The premier added this: “Using any method of new taxation with the goal of driving down the price of housing could have the unintended effect of hurting current homeowners across the region.” Translation? The government doesn’t want lower prices. It would be suicidal in a region where the savings rate is negative and houses are a religion.

So, what to do?

First, nothing. The market will tip under its own weight as the population becomes even more pickled in debt. We’re entering years of rising interest rates and leaving almost a decade of historically-low ones. Even Monday’s housing starts – on top of the jobs stats Friday – guarantee no Bank of Canada cut, so we’re now at the bottom. Up from here with predictable consequences.

Second, stop trying to do something. With every ‘break’ given to make housing more affordable, it gets less so. Low mortgage rates bring higher prices. So does the 5%-down CMHC rule. Every first-time-buyer tax incentive, land transfer tax rebate or cash-back loan incentive adds to the value of houses. If politicians are serious about restoring house prices to levels average people can pay, don’t screw around with the market.
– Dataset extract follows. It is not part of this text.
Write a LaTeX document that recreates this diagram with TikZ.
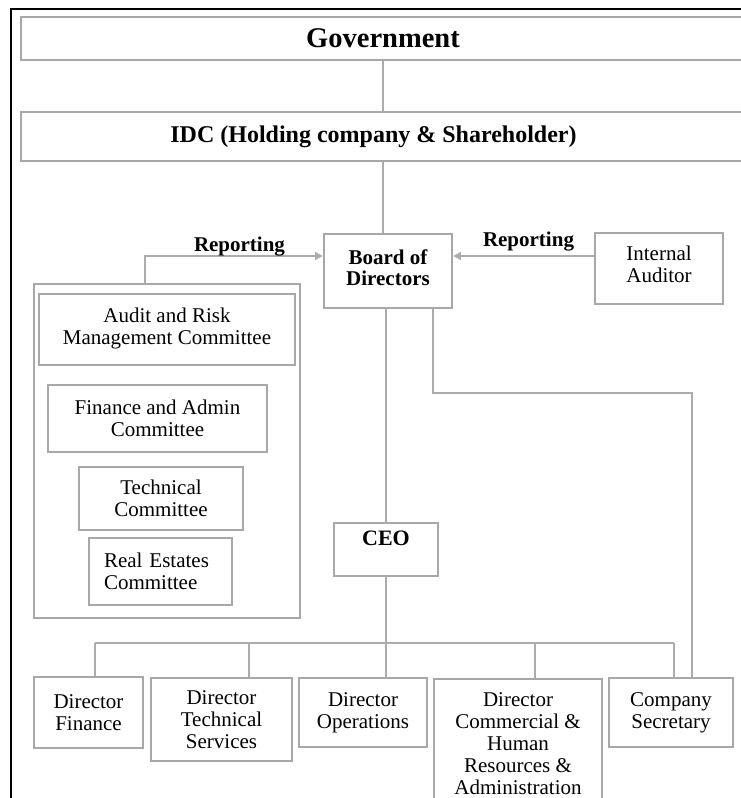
\documentclass[tikz,border=0pt]{standalone}
\usepackage{fontspec}
\setmainfont{Liberation Serif}
\usetikzlibrary{arrows.meta}
\definecolor{boxgray}{RGB}{168,168,168}
\definecolor{linegray}{RGB}{172,172,172}
\newcommand\regfont{\fontsize{21}{22}\selectfont}
\newcommand\bfsmall{\fontsize{21}{21.5}\selectfont\bfseries}
\tikzset{
  box/.style={draw=boxgray, line width=2.4pt, inner sep=0pt, font=\regfont},
  mbox/.style={box, align=center},
  conn/.style={draw=linegray, line width=2pt},
  rep/.style={conn, -{Triangle[length=8pt,width=8pt]}},
  lbl/.style={inner sep=0pt, font=\bfsmall}
}
\begin{document}
\begin{tikzpicture}[x=1pt,y=-1pt]
\clip (0,0) rectangle (741,798);
\fill[white] (0,0) rectangle (741,798);
% frame
\draw[black, line width=1.6pt] (11,800) -- (11,9) -- (745,9);
% top boxes
\node[box, minimum width=724, minimum height=43, font=\fontsize{28.5}{29}\selectfont\bfseries] (gov) at (383,38.5) {Government};
\node[box, minimum width=724, minimum height=49, font=\fontsize{24}{25}\selectfont\bfseries] (idc) at (383,136.5) {IDC (Holding company \& Shareholder)\hspace*{19pt}};
\node[mbox, minimum width=128, minimum height=74, font=\bfsmall] (board) at (388,271) {Board of\\Directors\\[-14.5pt]\mbox{}};
\node[mbox, minimum width=128, minimum height=71] (aud) at (659,268.5) {Internal\\Auditor\\[-13pt]\mbox{}};
% committees
\node[draw=boxgray, line width=2pt, minimum width=266, minimum height=334, inner sep=0pt] (comm) at (167,451) {};
\node[mbox, minimum width=256, minimum height=71] (arm) at (167,329.5) {Audit and Risk\\Management Committee\\[-15pt]\mbox{}};
\node[mbox, minimum width=219, minimum height=67] (fac) at (157.5,418.5) {Finance and Admin\\Committee};
\node[mbox, minimum width=164, minimum height=63] (tc) at (161,498.5) {Technical\\Committee};
\node[box, minimum width=143, minimum height=67, text width=113pt, inner xsep=15pt, align=left] (rec) at (160.5,571.5) {Real Estates\\Committee};
% CEO
\node[mbox, minimum width=104, minimum height=53, font=\fontsize{22}{22}\selectfont\bfseries] (ceo) at (386,549.5) {CEO\\[0pt]\mbox{}};
% directors
\node[mbox, minimum width=109, minimum height=71] (fin) at (88.5,712.5) {Director\\Finance};
\node[mbox, minimum width=141, minimum height=83] (dts) at (221.5,719.5) {Director\\Technical\\Services};
\node[mbox, minimum width=128, minimum height=69] (ops) at (363,712.5) {Director\\Operations};
\node[mbox, minimum width=168, minimum height=130] (dch) at (518,744) {Director\\Commercial \&\\Human\\Resources \&\\Administration};
\node[mbox, minimum width=124, minimum height=69] (cs) at (671,712.5) {Company\\Secretary};
% coordinates
\coordinate (ra) at (595,256);
\coordinate (la) at (145,256);
\coordinate (bs) at (433,308);
\coordinate (tap) at (692,393);
\coordinate (d1) at (95,643);
\coordinate (d2) at (249,643);
\coordinate (d3) at (386,643);
\coordinate (d4) at (535,643);
\coordinate (d5) at (674,643);
% connectors
\draw[conn] (gov.south) -- (idc.north);
\draw[conn] (idc.south) -- (idc.south |- board.north);
\draw[rep] (aud.west |- ra) -- (board.east |- ra);
\draw[rep] (comm.north -| la) |- (board.west |- la);
\draw[conn] (board.south -| ceo.north) -- (ceo.north);
\draw[conn] (board.south -| bs) |- (tap) -- (tap |- cs.north);
\draw[conn] (ceo.south) -- (ceo.south |- d3);
\draw[conn] (d1) -- (d5);
\draw[conn] (d1) -- (d1 |- fin.north);
\draw[conn] (d2) -- (d2 |- dts.north);
\draw[conn] (d3) -- (d3 |- ops.north);
\draw[conn] (d4) -- (d4 |- dch.north);
\draw[conn] (d5) -- (d5 |- cs.north);
% labels
\node[lbl] (rep1) at (239.5,247) {Reporting};
\node[lbl] (rep2) at (528.5,242) {Reporting};
\end{tikzpicture}
\end{document}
Third, shutter the Bank of Mom. More than any other single factor, this inter-generational transfer of housing equity is sustaining price levels, encouraging bidding wars and shutting out those with normal parents. We know that 42% of first-timers wouldn’t be buying now without the BoM, and absent that fuel, the fire would quickly burn out. Imagine how novel that would be – requiring buyers to actually have some of their own money. Just like the olden days when working people could afford houses. I’ll leave it to the evil minds at the CRA how to deal with this untaxed financial benefit.

In conclusion, we don’t subsidize people to buy cars, iPhones or puppies, all of which are about as essential as a house. We don’t pay a portion of people’s rent, either. And whatever government touches becomes more expensive and intrinsically less fair.

So, Rosenberg got a five year sentence, then moved to Florida and ran out of money.

Maybe someday there’ll be a statue of him in downtown Toronto. The father of modern rent control.